Un nouveau dispositif réglementaire, fondé sur une instruction publiée en février dernier (voir notre article du 12 février), encadre cet épandage de pesticides à proximité des habitations. L’instruction en question s’appuie sur des préconisations scientifiques de l'Agence nationale de sécurité sanitaire (Anses) dont la principale nouveauté résidait dans une distance incompressible de 20 mètres "pour les substances les plus préoccupantes". Pour les produits moins dangereux, cette distance de sécurité descend à 10 mètres pour les cultures hautes, telles que les vignes ou les arbres fruitiers, et à 5 mètres pour celles dites basses (céréales par exemple). La conclusion de chartes d’engagements des utilisateurs établies à l’échelle départementale peuvent permettre de réduire ces distances de sécurité fixées par un arrêté interministériel de décembre dernier, à la condition notamment d’avoir recours à des moyens de réduction de la dérive de pulvérisation.
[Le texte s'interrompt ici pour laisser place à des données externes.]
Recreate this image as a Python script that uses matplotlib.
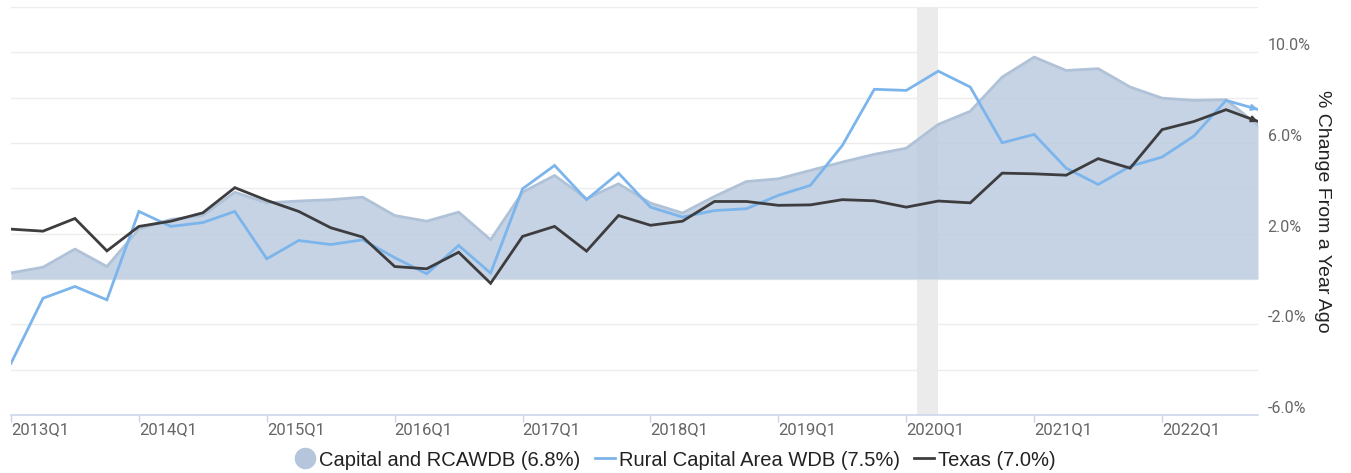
import matplotlib
matplotlib.use('Agg')
import matplotlib.pyplot as plt
from matplotlib.lines import Line2D
from matplotlib.transforms import ScaledTranslation

plt.rcParams['font.family'] = ['Roboto', 'DejaVu Sans']

# ---- data ----
years = [2013, 2014, 2015, 2016, 2017, 2018, 2019, 2020, 2021, 2022]
quarters = [f"{y}Q{q}" for y in years for q in (1, 2, 3, 4)]

capital = [0.27, 0.52, 1.32, 0.55, 2.20, 2.63, 2.80, 3.83, 3.36, 3.44,
           3.50, 3.61, 2.80, 2.55, 2.95, 1.73, 3.83, 4.57, 3.54, 4.20,
           3.35, 2.91, 3.64, 4.30, 4.42, 4.79, 5.16, 5.50, 5.77, 6.82,
           7.40, 8.91, 9.79, 9.20, 9.28, 8.47, 7.98, 7.88, 7.91, 6.78]
rural = [-3.72, -0.85, -0.33, -0.92, 2.98, 2.32, 2.49, 2.98, 0.89, 1.70,
         1.52, 1.73, 0.94, 0.23, 1.48, 0.26, 3.98, 5.01, 3.50, 4.67,
         3.17, 2.73, 3.02, 3.10, 3.69, 4.13, 5.89, 8.37, 8.32, 9.17,
         8.47, 6.01, 6.38, 4.89, 4.17, 4.97, 5.38, 6.31, 7.88, 7.48]
texas = [2.20, 2.11, 2.67, 1.24, 2.32, 2.55, 2.92, 4.03, 3.47, 2.98,
         2.26, 1.85, 0.55, 0.45, 1.18, -0.19, 1.88, 2.32, 1.23, 2.80,
         2.37, 2.55, 3.42, 3.42, 3.25, 3.27, 3.50, 3.45, 3.17, 3.44,
         3.36, 4.67, 4.64, 4.58, 5.31, 4.89, 6.59, 6.95, 7.47, 6.95]

series_names = ["Capital and RCAWDB (6.8%)", "Rural Capital Area WDB (7.5%)", "Texas (7.0%)"]
recession = (2020 + 1 / 12, 2020 + 3 / 12)
ytick_major = [-6, -2, 2, 6, 10]
ytick_grid = [-4, -2, 0, 2, 4, 6, 8, 10, 12]

# x positions from quarter labels
x = [int(q[:4]) + (int(q[-1]) - 1) / 4 for q in quarters]

fill_col = '#b8c9de'
edge_col = '#b0c2d8'
rural_col = '#7cb5ec'
texas_col = '#3d3d3f'

W, H = 1351, 473
fig = plt.figure(figsize=(W / 100, H / 100), dpi=100)
ax = fig.add_axes([11 / W, 58 / H, 1247 / W, 408 / H])

ax.set_xlim(x[0], x[-1])
ax.set_ylim(-6, 12)

# gridlines
for g in ytick_grid:
    ax.axhline(g, color='#ececec', lw=1, zorder=0)

# recession
ax.axvspan(recession[0], recession[1], color='#ebebeb', lw=0, zorder=0.5)

# area
ax.fill_between(x, 0, capital, color=fill_col, alpha=0.8, lw=0, zorder=1)
ax.plot(x, capital, color=edge_col, lw=2, zorder=1.5)

# lines
ax.plot(x, rural, color=rural_col, lw=2, zorder=3, solid_joinstyle='miter')
ax.plot(x, texas, color=texas_col, lw=2, zorder=4, solid_joinstyle='miter')

# arrow heads at end of lines
for ys, col, z in ((rural, rural_col, 3), (texas, texas_col, 4)):
    x0 = x[-2] + 0.9 * (x[-1] - x[-2])
    y0 = ys[-2] + 0.9 * (ys[-1] - ys[-2])
    ax.annotate('', xy=(x[-1], ys[-1]), xytext=(x0, y0),
                arrowprops=dict(arrowstyle='-|>', color=col, lw=1.5,
                                mutation_scale=9, shrinkA=0, shrinkB=0),
                zorder=z)

# spines
for s in ('top', 'left', 'right'):
    ax.spines[s].set_visible(False)
ax.spines['bottom'].set_color('#ccd6eb')
ax.spines['bottom'].set_linewidth(1.2)
ax.spines['bottom'].set_zorder(5)

# x ticks
ax.set_xticks([float(y) for y in years])
ax.set_xticklabels([f"{y}Q1" for y in years])
ax.tick_params(axis='x', length=5, width=1, color='#ccd6eb', pad=0,
               labelsize=12, labelcolor='#666666')
for lab in ax.get_xticklabels():
    lab.set_ha('left')

# y ticks on right
ax.yaxis.tick_right()
ax.set_yticks(ytick_major)
ax.set_yticklabels([f"{v:.1f}%" for v in ytick_major])
ax.tick_params(axis='y', length=0, pad=7, labelsize=11.5, labelcolor='#666666')
off = ScaledTranslation(0, -1 / 100, fig.dpi_scale_trans)
for lab in ax.get_yticklabels():
    lab.set_va('bottom')
    lab.set_transform(lab.get_transform() + off)

ax.text((1322 - 11) / 1247, 0.5, "% Change From a Year Ago", transform=ax.transAxes,
        rotation=270, ha='center', va='center', fontsize=14, color='#222222',
        family=['Liberation Sans', 'DejaVu Sans'])

# legend
handles = [
    Line2D([], [], marker='o', ls='none', markersize=14.5, markerfacecolor='#b4c5dc',
           markeredgecolor='#b4c5dc'),
    Line2D([], [], color=rural_col, lw=2),
    Line2D([], [], color=texas_col, lw=2),
]
leg = fig.legend(handles, series_names, loc='center', bbox_to_anchor=(0.5, 13 / H),
                 ncol=3, frameon=False, prop={'family': ['Liberation Sans', 'DejaVu Sans'], 'size': 14.5},
                 handlelength=1.0, handletextpad=0.2, columnspacing=0.7, borderaxespad=0)
for t in leg.get_texts():
    t.set_color('#222222')

fig.savefig('out.png', dpi=100)
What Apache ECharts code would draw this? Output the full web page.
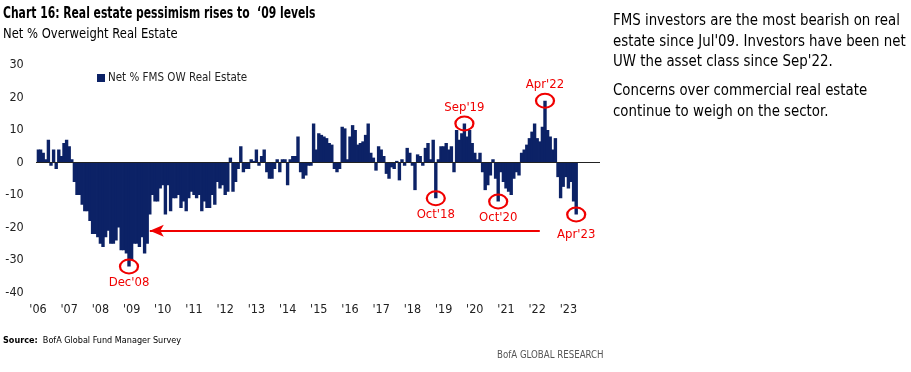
<!DOCTYPE html>
<html><head><meta charset="utf-8">
<script src="https://cdn.jsdelivr.net/npm/echarts@6/dist/echarts.min.js"></script>
<style>html,body{margin:0;padding:0;background:#fff}#c{width:911px;height:372px}</style>
</head><body><div id="c"></div>
<script>
// ---- data (monthly, Net % FMS OW Real Estate) ----
const tickLabels = ["'06","'07","'08","'09","'10","'11","'12","'13","'14","'15","'16","'17","'18","'19","'20","'21","'22","'23"];
const years = [2006,2007,2008,2009,2010,2011,2012,2013,2014,2015,2016,2017,2018,2019,2020,2021,2022,2023];
const v2006 = [4, 4, 3, 1, 7, -1, 4, -2, 4, 2, 6, 7];
const v2007 = [5, 1, -6, -10, -10, -13, -15, -15, -18, -22, -22, -23];
const v2008 = [-25, -26, -23, -21, -25, -25, -24, -20, -27, -27, -28, -32];
const v2009 = [-30, -25, -25, -26, -23, -28, -25, -16, -10, -12, -12, -8];
const v2010 = [-7, -16, -7, -15, -11, -11, -10, -14, -12, -15, -11, -9];
const v2011 = [-10, -11, -10, -15, -12, -14, -14, -10, -13, -6, -8, -7];
const v2012 = [-10, -9, 1.5, -9, -6, -2, 5, -3, -2, -2, 1, 0.5];
const v2013 = [4, -1, 2, 4, -3, -5, -5, -2, 1, -3, 1, 1];
const v2014 = [-7, 1, 2, 2, 8, -3, -5, -4, -1, -1, 12, 4];
const v2015 = [9, 8.5, 8, 7.5, 6, 5.5, -2, -3, -2, 11, 10.5, 1];
const v2016 = [8, 11.5, 10, 5.5, 6, 6.5, 8.5, 12, 3, 1.5, -2.5, 5];
const v2017 = [4, 2, -3.5, -5, -1.5, -2, 0.5, -5.5, 1, -1, 4.5, 3];
const v2018 = [-1, -8.5, 2.5, 2, -1, 4.5, 6, 1, 7, -11, 1, 5];
const v2019 = [5, 6, 4, 5, -3, 10, 7, 9, 12, 8, 10, 6];
const v2020 = [3, 1, 3, -3, -8.5, -7, -4, 1, -5, -12, -3, -6];
const v2021 = [-8, -9, -10, -5, -3, -4, 3, 4, 5.5, 7.5, 9.5, 12];
const v2022 = [7.5, 6.5, 11, 19, 10, 8, 4, 7.5, -4.5, -11, -7.5, -4.5];
const v2023 = [-8, -6, -12, -16];
const seriesName = 'Net % FMS OW Real Estate';

const annotations = [
  {cat: '2008-12', text: "Dec'08", below: true},
  {cat: '2018-10', text: "Oct'18", below: true},
  {cat: '2019-09', text: "Sep'19", below: false},
  {cat: '2020-10', text: "Oct'20", below: true},
  {cat: '2022-04', text: "Apr'22", below: false},
  {cat: '2023-04', text: "Apr'23", below: true}
];
const arrowLevel = -21;
const arrowFrom = '2009-08';
const arrowTo = '2022-02';

// ---- build ----
const values = [].concat(v2006,v2007,v2008,v2009,v2010,v2011,v2012,v2013,v2014,v2015,v2016,v2017,v2018,v2019,v2020,v2021,v2022,v2023);
const categories = [];
years.forEach(y => { for (let m = 1; m <= 12; m++) categories.push(y + '-' + (m < 10 ? '0' + m : m)); });
const data = categories.map((c, i) => i < values.length ? values[i] : null);

const NAVY = '#0c2266';
const RED = '#f00000';
const F = "'Liberation Sans Narrow','DejaVu Sans Condensed',sans-serif";

const markPts = annotations.map(a => {
  const v = values[categories.indexOf(a.cat)];
  return {
    coord: [a.cat, v],
    label: {show: true, formatter: a.text, position: 'inside',
            offset: [0, a.below ? (a.text === "Apr'23" ? 20 : 16) : -16],
            color: RED, fontSize: 13, fontFamily: F}
  };
});

const chart = echarts.init(document.getElementById('c'), null, {renderer: 'canvas'});
chart.setOption({
  animation: false,
  backgroundColor: '#fff',
  graphic: [
    {type: 'text', left: 3, top: 7, scaleX: 0.8, style: {text: 'Chart 16: Real estate pessimism rises to  \u201809 levels', font: "bold 15px " + F, fill: '#000'}},
    {type: 'text', left: 3, top: 27, scaleX: 0.92, style: {text: 'Net % Overweight Real Estate', font: "14px " + F, fill: '#000'}},
    {type: 'text', left: 613, top: 11, scaleX: 0.99, style: {text: "FMS investors are the most bearish on real\nestate since Jul'09. Investors have been net\nUW the asset class since Sep'22.", font: "15px " + F, fill: '#000', lineHeight: 20.5}},
    {type: 'text', left: 613, top: 81, scaleX: 0.99, style: {text: "Concerns over commercial real estate\ncontinue to weigh on the sector.", font: "15px " + F, fill: '#000', lineHeight: 20.5}},
    {type: 'text', left: 3, top: 336, style: {rich: {b: {font: "bold 9px " + F, fill: '#000'}, n: {font: "9px " + F, fill: '#000'}}, text: '{b|Source:}{n|  BofA Global Fund Manager Survey}'}},
    {type: 'text', left: 497, top: 350, scaleX: 0.96, style: {text: 'BofA GLOBAL RESEARCH', font: "10px " + F, fill: '#555'}}
  ],
  legend: {
    data: [seriesName], left: 92, top: 67, icon: 'rect', itemWidth: 8, itemHeight: 8, itemGap: 4,
    textStyle: {fontFamily: F, fontSize: 11.5, color: '#222', padding: [0, 0, 0, -2]}
  },
  grid: {left: 36.7, right: 312.7, top: 65, bottom: 79.5, containLabel: false},
  xAxis: {
    type: 'category', data: categories, boundaryGap: true,
    axisLine: {show: false}, axisTick: {show: false}, splitLine: {show: false},
    axisLabel: {
      interval: (idx) => idx % 12 === 0,
      formatter: (val, idx) => tickLabels[Math.floor(idx / 12)],
      fontFamily: F, fontSize: 12.5, color: '#222', margin: 11
    }
  },
  yAxis: {
    type: 'value', min: -40, max: 30, interval: 10,
    axisLine: {show: false}, axisTick: {show: false}, splitLine: {show: false},
    axisLabel: {fontFamily: F, fontSize: 12.5, color: '#222', margin: 13}
  },
  series: [{
    name: seriesName, type: 'bar', data: data, barGap: '-100%', barWidth: 3.4,
    itemStyle: {color: NAVY, borderWidth: 0},
    markLine: {
      silent: true, animation: false,
      data: [
        [{yAxis: 0, x: 36, symbol: 'none'}, {yAxis: 0, x: 600, symbol: 'none'}],
        [{coord: [arrowFrom, arrowLevel], symbol: 'arrow', symbolSize: [9, 14]}, {coord: [arrowTo, arrowLevel], symbol: 'none'}]
      ],
      lineStyle: {type: 'solid'},
      label: {show: false},
      emphasis: {disabled: true}
    },
    markPoint: {
      silent: true, animation: false,
      symbol: 'circle', symbolSize: [18, 14],
      itemStyle: {color: 'rgba(0,0,0,0)', borderColor: RED, borderWidth: 2},
      data: markPts
    }
  }]
});
const opt = chart.getOption();
opt.series[0].markLine.data[0][0].lineStyle = {color: '#222', width: 1, type: 'solid'};
opt.series[0].markLine.data[1][0].lineStyle = {color: RED, width: 2, type: 'solid'};
chart.setOption(opt);
</script></body></html>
Mais la pandémie et le confinement ont incité le ministère de l’Agriculture et de l'Alimentation à modifier les règles du jeu. Sur son site, ce ministère indique que "par dérogation et jusqu’au 30 juin prochain la réduction des distances à 5 et 3 mètres sera possible dans les départements dès lors que la concertation aura été lancée - sans attendre sa validation". Tous les agriculteurs peuvent donc appliquer ces réductions de distance dès lors que les chambres départementales ont soumis une charte aux préfectures. Ce que beaucoup ont fait.

Reporter les consultations

"Mais ces chartes dites de bon voisinage et rendues obligatoires par la loi Egalim sont proposées à la consultation du public dans certains départements sans aucune homogénéité dans les démarches ce qui rend extrêmement compliquée - surtout en cette période - la possibilité pour la société civile de participer réellement à ces consultations publiques. Au vu du contexte actuel, la période n’est pas propice à une consultation sereine et réellement démocratique des diverses parties prenantes", déplore Générations Futures, qui suggère de reporter ces consultations à une période ultérieure, en tout état de cause après la levée complète du confinement.
L'association Eau et Rivières de Bretagne l’a précédé en estimant, dès le 7 avril, "scandaleuse" la décision de revenir sur ces distances de sécurité minimales de 5 à 10 mètres, qu’elles jugeaient d’ailleurs déjà très insuffisantes, pour assurer la protection des riverains. Selon l’association, les préfets d’une vingtaine de départements ont accepté "en pleine crise sanitaire et sans aucune concertation" des chartes élaborées par le syndicat agricole FNSEA qui réduisent ces distances à 3 mètres pour les cultures basses et 5 mètres pour les cultures hausses.
Enfin, de son côté, l'association Respire a déposé le 7 avril un référé-liberté devant le Conseil d'État demandant "l'application immédiate des dispositions prévues en cas de pic de pollution, jusqu'à la cessation de l'état d'urgence sanitaire, même en deçà des seuils, en particulier dans le cadre des activités agricoles, qui restent, en ces temps de confinement, cause de pollution". L'association demande d'"étendre le champ d'application de l'arrêté du 7 avril 2016 réglementant les épandages lors des épisodes de pics de pollution, pour en faire une application immédiate et durant toute la pandémie", selon un communiqué.